By the first and second reasons, the constitutionality of section 1, of chapter 175 of Pamph. L. 1922, purporting to confer jurisdiction on the Juvenile Court, is challenged: First, on the ground that the Bastardy act {Pamph. L. 1898, ch. 241, p. 959) and the supplements or amendments thereto conferred no jurisdiction on said court to try bastardy cases; second, because it does not express in its title that it is an amendment or supplement to the act of 1898, chapter 241; third, because it constituted an amendment of the Bastardy act by reference to title only; fourth, because it is unworkable, unintelligible and inoperative.”

The singular feature of this case is that the prosecutor challenges the jurisdiction of the court whose aid he invoked by his complaint.

The act in question has been construed by this court and the first section thereof sustained as constitutional. The second section was declared unconstitutional because it undertook to give the Juvenile Court cognizance of a complaint by the mother of the child or by two disinterested persons without the intervention of the overseer of the poor, while the Bastardy act provides that the complaint must be made by the overseer of the poor, and this provision was not disclosed by the title. This was decided in Fautz v. Juvenile Court of Essex County, 6 N. J. Mis. R. 586. That must be taken in this court as settling the question of the constitutionality of the act, exclusive of the second section, as to which the court said: “We think the second section of the statute may be exscinded in that it was enacted in violation of the constitutional provision above referred to, and the first section conferring jurisdiction on the Juvenile Court in bastardy cases be permitted to stand.”

As construed in Fautz v. Juvenile Court, supra, the act gives to the judge of the Juvenile Court, sitting as a magis*1330trate, concurrent jurisdiction with the magistrates who sit under the provisions of the Bastardy act, “to hear and determine disputes regarding the parentage, care, custody and maintenance of illegitimate children.”

The fifth and sixth reasons practically raise the same question.
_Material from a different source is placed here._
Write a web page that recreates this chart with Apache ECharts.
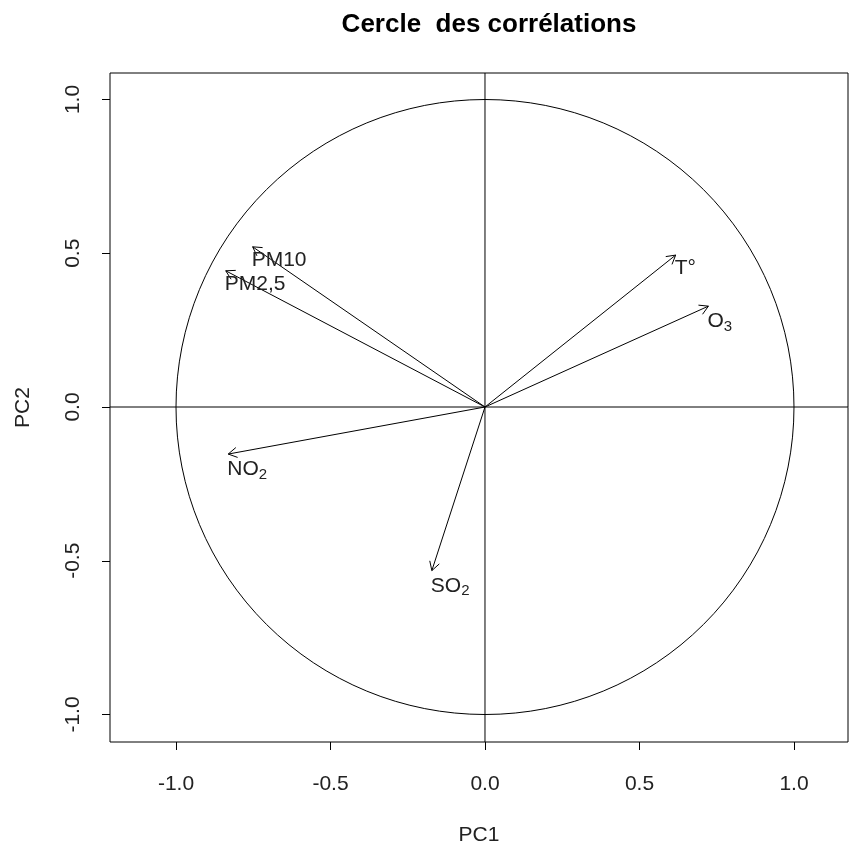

They are as follows:

Fifth, because the Juvenile Court did not, as required by section 8, chapter 241 (Pamph. L. 1898—Rev. 1898), “decide at the trial” whether the person charged was the father of the bastard child;

Sixth, because the Juvenile Court was without power to reserve decision and therefore lost jurisdiction.

Section 8 of the Bastardy act of 1898, page 962, referred to says: “At the trial aforesaid, the said magistrate * * * shall ‘decide’ whether the person so charged is the father of such bastard,” &c. As we view this record it is unnecessary in this case to determine what would be the legal effect of a decision of the court some days after the close of the evidence without the consent of the defendant. It is unnecessary for this reason: In the “agreed state of facts’’ it appears that every step in the proceeding before the Juvenile Court was taken with the consent of the respective attorneys of the plaintiff below (the prosecutor of this writ) and the defendant, and that all the delays after taking the testimony were caused by the failure to produce the child in court for the inspection of the court, as had been agreed upon in open court, and by the failure of the prosecutor’s attorney to promptly furnish to the court his brief, which in open court he asked and obtained permission to furnish and have examined by the court. The agreed facts show conclusively that within a few days after these things were done the court very promptly “decided” the case, finding the defendant below was not the father of the alleged bastard child. We therefore conclude that the reasons advanced are without merit.

The writ will be dismissed, with costs.